Há 30 anos, morreu José Afonso, que o tempo tinha entretanto transformado num mais íntimo Zeca Afonso. Sou mesmo do período em que na capa dos seus discos figurava ainda "Dr. José Afonso".
Não me recordo quando o ouvi pela primeira vez, mas tenho a perfeita noção - e digo-o aqui com total abertura - que reagi negativamente a algumas das suas primeiras canções apenas e só porque eram cantadas num estilo muito próximo da canção ou fado coimbrão, que é uma música que nunca me disse rigorosamente nada, e que, à época, associava negativamente a uma espécie de elitismo social fardado de preto, ao traje de capa-e-batina que sempre detestei - e que ainda hoje considero algo ridículo. Esse foi o meu primeiro José Afonso.
Depois, com os anos, fui apreciando a coragem cívica de José Afonso, a sua denúncia do colonialismo e da ditadura, a subtileza inteligente da sua poesia, uma assunção de risco na intervenção pública que sempre me tocou. Lembro-me, creio que em 1970 ou 1971, de o ter ouvido na Associação de Estudantes de Direito e de ter vaiado, no Coliseu de Lisboa, no dia 29 de março de 1974, o boicote que a última censura do regime, que dali a dias cairia, então lhe fez.
Naturalmente que me não foi indiferente a elevada utilidade política da sua mensagem, mas devo confessar que, embora reconhecendo a genialidade de muitas das suas composições, nunca fui um fã incondicional da sua música e, em especial, da sua (por muitos tão apreciada) voz.

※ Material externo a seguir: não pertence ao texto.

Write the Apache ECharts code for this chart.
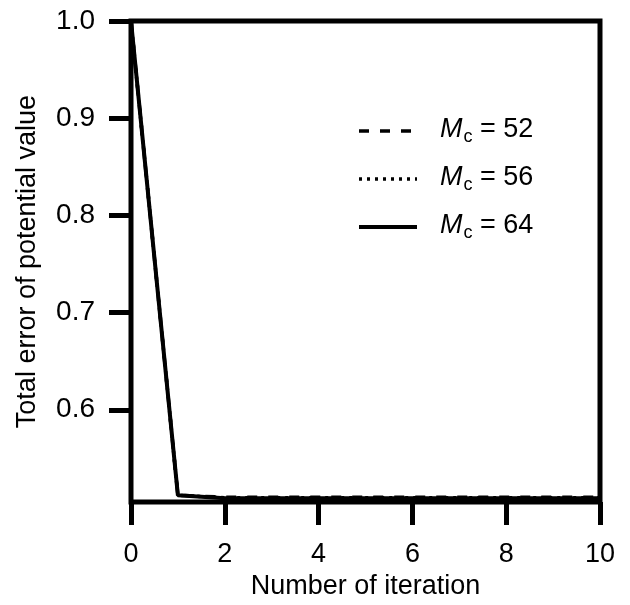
<!DOCTYPE html>
<html>
<head>
<meta charset="utf-8">
<script src="https://cdn.jsdelivr.net/npm/echarts@6/dist/echarts.min.js"></script>
<style>
html, body { margin: 0; padding: 0; background: #fff; }
#chart { width: 630px; height: 605px; }
</style>
</head>
<body>
<div id="chart"></div>
<script>
// iteration number on x, total error on y
var iterations = [0, 1, 2, 3, 4, 5, 6, 7, 8, 9, 10];
var err52 = [1.0, 0.512, 0.510, 0.510, 0.510, 0.510, 0.510, 0.510, 0.510, 0.510, 0.510];
var err56 = [1.0, 0.512, 0.5095, 0.5095, 0.5095, 0.5095, 0.5095, 0.5095, 0.5095, 0.5095, 0.5095];
var err64 = [1.0, 0.512, 0.509, 0.509, 0.509, 0.509, 0.509, 0.509, 0.509, 0.509, 0.509];
var yTicks = [0.6, 0.7, 0.8, 0.9, 1.0];
var seriesNames = ['52', '56', '64'];
var dashes = [[10, 11], [3, 5], 'solid'];

function pairs(vals) {
    var out = [];
    for (var i = 0; i < iterations.length; i++) {
        out.push([iterations[i], vals[i]]);
    }
    return out;
}

var chart = echarts.init(document.getElementById('chart'));
var font = 'Liberation Sans, Arial, sans-serif';
var fs = 27;

var legendData = seriesNames.map(function (n, i) {
    return { name: n, lineStyle: { type: dashes[i], width: i === 2 ? 4 : 3.5, color: '#000', cap: 'butt' } };
});

var option = {
    animation: false,
    color: ['#000', '#000', '#000'],
    textStyle: { fontFamily: font, color: '#000' },
    grid: {
        left: 131, right: 30, top: 21, bottom: 100,
        show: true, borderColor: '#000', borderWidth: 5
    },
    legend: {
        orient: 'vertical',
        left: 352, top: 103,
        itemWidth: 58, itemHeight: 20, itemGap: 10,
        data: legendData,
        itemStyle: { opacity: 0 },
        formatter: function (name) {
            return '{i|M}{s|c}{n| = ' + name + '}';
        },
        textStyle: {
            padding: [0, 0, 0, 18],
            rich: {
                i: { fontSize: fs, fontStyle: 'italic', fontFamily: font, color: '#000', lineHeight: 30, verticalAlign: 'top' },
                s: { fontSize: 18, fontFamily: font, color: '#000', lineHeight: 18, verticalAlign: 'bottom', padding: [20, 0, 0, 1] },
                n: { fontSize: fs, fontFamily: font, color: '#000', lineHeight: 30, verticalAlign: 'top' }
            }
        }
    },
    xAxis: {
        type: 'value', min: 0, max: 10, interval: 2,
        name: 'Number of iteration', nameLocation: 'middle', nameGap: 68,
        nameTextStyle: { fontSize: fs, color: '#000' },
        axisLine: { show: false },
        axisTick: { show: true, length: 23, lineStyle: { color: '#000', width: 5 } },
        axisLabel: { fontSize: fs, color: '#000', margin: 39 },
        splitLine: { show: false }
    },
    yAxis: {
        type: 'value', min: 0.505, max: 1.0,
        name: 'Total error of potential value', nameLocation: 'middle', nameGap: 90,
        nameTextStyle: { fontSize: fs, color: '#000' },
        axisLine: { show: false },
        axisTick: { show: true, length: 22, customValues: yTicks, lineStyle: { color: '#000', width: 5 } },
        axisLabel: {
            fontSize: 28, color: '#000', margin: 36, customValues: yTicks,
            formatter: function (v) { return v.toFixed(1); }
        },
        splitLine: { show: false }
    },
    series: [
        {
            name: '52', type: 'line', data: pairs(err52), symbol: 'none', clip: false,
            lineStyle: { color: '#000', width: 3.5, type: dashes[0], cap: 'butt' }
        },
        {
            name: '56', type: 'line', data: pairs(err56), symbol: 'none', clip: false,
            lineStyle: { color: '#000', width: 3.5, type: dashes[1], cap: 'butt' }
        },
        {
            name: '64', type: 'line', data: pairs(err64), symbol: 'none', clip: false,
            lineStyle: { color: '#000', width: 4, type: dashes[2] }
        }
    ]
};

chart.setOption(option);
</script>
</body>
</html>
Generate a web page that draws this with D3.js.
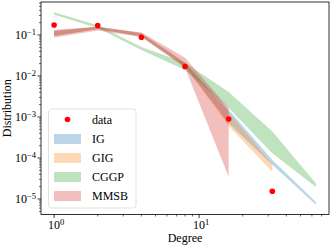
<!DOCTYPE html>
<html>
<head>
<meta charset="utf-8">
<script src="https://cdn.jsdelivr.net/npm/d3@7"></script>
<style>
  body { margin: 0; background: #fff; }
  text { font-family: "Liberation Serif", "DejaVu Serif", serif; fill: #000; }
</style>
</head>
<body>
<div id="chart"></div>
<script>
// observed degree distribution
const degrees = [1, 2, 4, 8, 16, 32];
const dataValues = [0.175, 0.17, 0.088, 0.017, 0.00089, 1.55e-5];

// model bands (min / max over samples)
const igDegrees = [1, 2, 4, 8, 16, 32, 64];
const igLow  = [0.095, 0.14, 0.092, 0.017, 0.0007, 6.8e-5, 7.2e-6];
const igHigh = [0.125, 0.16, 0.11, 0.021, 0.0015, 9e-5, 8.5e-6];

const gigDegrees = [1, 2, 4, 8, 16, 32];
const gigLow  = [0.095, 0.14, 0.092, 0.017, 0.0006, 4.6e-5];
const gigHigh = [0.125, 0.16, 0.11, 0.021, 0.0013, 7e-5];

const cggpDegrees = [1, 2, 4, 8, 16, 32, 64];
const cggpLow  = [0.31, 0.148, 0.043, 0.014, 0.00166, 1.3e-4, 1.95e-5];
const cggpHigh = [0.36, 0.174, 0.051, 0.021, 0.0041, 4.4e-4, 2.4e-5];

const mmsbDegrees = [1, 2, 4, 8, 16];
const mmsbLow  = [0.087, 0.128, 0.09, 0.016, 3.5e-5];
const mmsbHigh = [0.135, 0.158, 0.115, 0.028, 0.00166];

const xTicks = [1, 10];
const yTicks = [1e-5, 1e-4, 1e-3, 1e-2, 1e-1];

const width = 332;
const height = 245;
const margin = {top: 2, right: 3, bottom: 30.5, left: 41};

const svg = d3.select("#chart")
    .append("svg")
    .attr("width", width)
    .attr("height", height);

const x = d3.scaleLog()
    .domain([Math.pow(10, -0.0903), Math.pow(10, 1.896)])
    .range([margin.left, width - margin.right]);

const y = d3.scaleLog()
    .domain([Math.pow(10, -5.378), Math.pow(10, -0.195)])
    .range([height - margin.bottom, margin.top]);

const series = [
    {name: "IG",   color: "#1f77b4", xs: igDegrees,   lo: igLow,   hi: igHigh},
    {name: "GIG",  color: "#ff7f0e", xs: gigDegrees,  lo: gigLow,  hi: gigHigh},
    {name: "CGGP", color: "#2ca02c", xs: cggpDegrees, lo: cggpLow, hi: cggpHigh},
    {name: "MMSB", color: "#d62728", xs: mmsbDegrees, lo: mmsbLow, hi: mmsbHigh}
];

const area = d3.area()
    .x(d => x(d.x))
    .y0(d => y(d.lo))
    .y1(d => y(d.hi));

// bands
series.forEach(s => {
    const pts = s.xs.map((v, i) => ({x: v, lo: s.lo[i], hi: s.hi[i]}));
    svg.append("path")
        .datum(pts)
        .attr("d", area)
        .attr("fill", s.color)
        .attr("fill-opacity", 0.3)
        .attr("stroke", "none");
});

// data points
svg.selectAll(".dot")
    .data(degrees.map((d, i) => ({x: d, v: dataValues[i]})))
    .enter()
    .append("circle")
    .attr("class", "dot")
    .attr("cx", d => x(d.x))
    .attr("cy", d => y(d.v))
    .attr("r", 2.8)
    .attr("fill", "#ff0000");

// minor + major ticks
const x0 = margin.left, x1 = width - margin.right;
const y0 = height - margin.bottom, y1 = margin.top;
const ticksG = svg.append("g").attr("stroke", "#000");

const xMinor = [];
[1, 10].forEach(b => { for (let k = 2; k <= 9; k++) xMinor.push(b * k); });
xMinor.filter(v => x(v) <= x1).forEach(v => {
    ticksG.append("line").attr("x1", x(v)).attr("x2", x(v))
        .attr("y1", y0).attr("y2", y0 + 2).attr("stroke-width", 0.6);
});
xTicks.forEach(v => {
    ticksG.append("line").attr("x1", x(v)).attr("x2", x(v))
        .attr("y1", y0).attr("y2", y0 + 3.5).attr("stroke-width", 0.8);
});

const yMinor = [];
[1e-6, 1e-5, 1e-4, 1e-3, 1e-2, 1e-1].forEach(b => { for (let k = 2; k <= 9; k++) yMinor.push(b * k); });
yMinor.filter(v => y(v) >= y1 && y(v) <= y0).forEach(v => {
    ticksG.append("line").attr("x1", x0 - 2).attr("x2", x0)
        .attr("y1", y(v)).attr("y2", y(v)).attr("stroke-width", 0.6);
});
yTicks.forEach(v => {
    ticksG.append("line").attr("x1", x0 - 3.5).attr("x2", x0)
        .attr("y1", y(v)).attr("y2", y(v)).attr("stroke-width", 0.8);
});

// tick labels as 10^n
function powLabel(sel, v) {
    const e = Math.round(Math.log10(v));
    sel.append("tspan").text("10");
    sel.append("tspan")
        .attr("dy", "-0.45em")
        .attr("font-size", "8.5px")
        .text(e < 0 ? "\u2212" + (-e) : String(e));
}

xTicks.forEach(v => {
    const t = svg.append("text")
        .attr("x", x(v) - 6)
        .attr("y", y0 + 14)
        .attr("font-size", "12px");
    powLabel(t, v);
});

yTicks.forEach(v => {
    const t = svg.append("text")
        .attr("x", x0 - 5)
        .attr("y", y(v) + 4)
        .attr("text-anchor", "end")
        .attr("font-size", "12px");
    powLabel(t, v);
});

// frame
svg.append("rect")
    .attr("x", x0).attr("y", y1)
    .attr("width", x1 - x0).attr("height", y0 - y1)
    .attr("fill", "none").attr("stroke", "#000").attr("stroke-width", 0.8);

// axis labels
svg.append("text")
    .attr("x", (x0 + x1) / 2)
    .attr("y", 242)
    .attr("text-anchor", "middle")
    .attr("font-size", "12px")
    .text("Degree");

svg.append("text")
    .attr("transform", `translate(10.5,${(y0 + y1) / 2}) rotate(-90)`)
    .attr("text-anchor", "middle")
    .attr("font-size", "12px")
    .text("Distribution");

// legend
const legend = svg.append("g");
legend.append("rect")
    .attr("x", 48.5).attr("y", 109)
    .attr("width", 87.5).attr("height", 99)
    .attr("rx", 3)
    .attr("fill", "#fff").attr("fill-opacity", 0.8)
    .attr("stroke", "#d9d9d9").attr("stroke-width", 0.8);

legend.append("circle")
    .attr("cx", 67.5).attr("cy", 119.5).attr("r", 2.8).attr("fill", "#ff0000");
legend.append("text")
    .attr("x", 92).attr("y", 123.5).attr("font-size", "12px").text("data");

series.forEach((s, i) => {
    const cy = 139 + i * 19;
    legend.append("rect")
        .attr("x", 54).attr("y", cy - 5)
        .attr("width", 27).attr("height", 10)
        .attr("fill", s.color).attr("fill-opacity", 0.3);
    legend.append("text")
        .attr("x", 92).attr("y", cy + 4)
        .attr("font-size", "12px")
        .text(s.name);
});
</script>
</body>
</html>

Vou dizer mesmo o que alguns considerarão talvez uma barbaridade: sempre ouvi, e continuo a ouvir, com muito mais agrado Sérgio Godinho, Fausto e até Jorge Palma do que José Afonso.
Dito isto, José Afonso - de quem possuo toda a obra, note-se - permanecerá para mim como o cantautor mais importante de todo o período da transição da ditadura para a democracia. E o seu "Venham mais cinco" e a "Grândola" ficarão eternamente ligados ao meu 25 de abril. Só por isso - e há muito mais - junto-me à saudade dos que hoje assinalam que o perderam há 30 anos.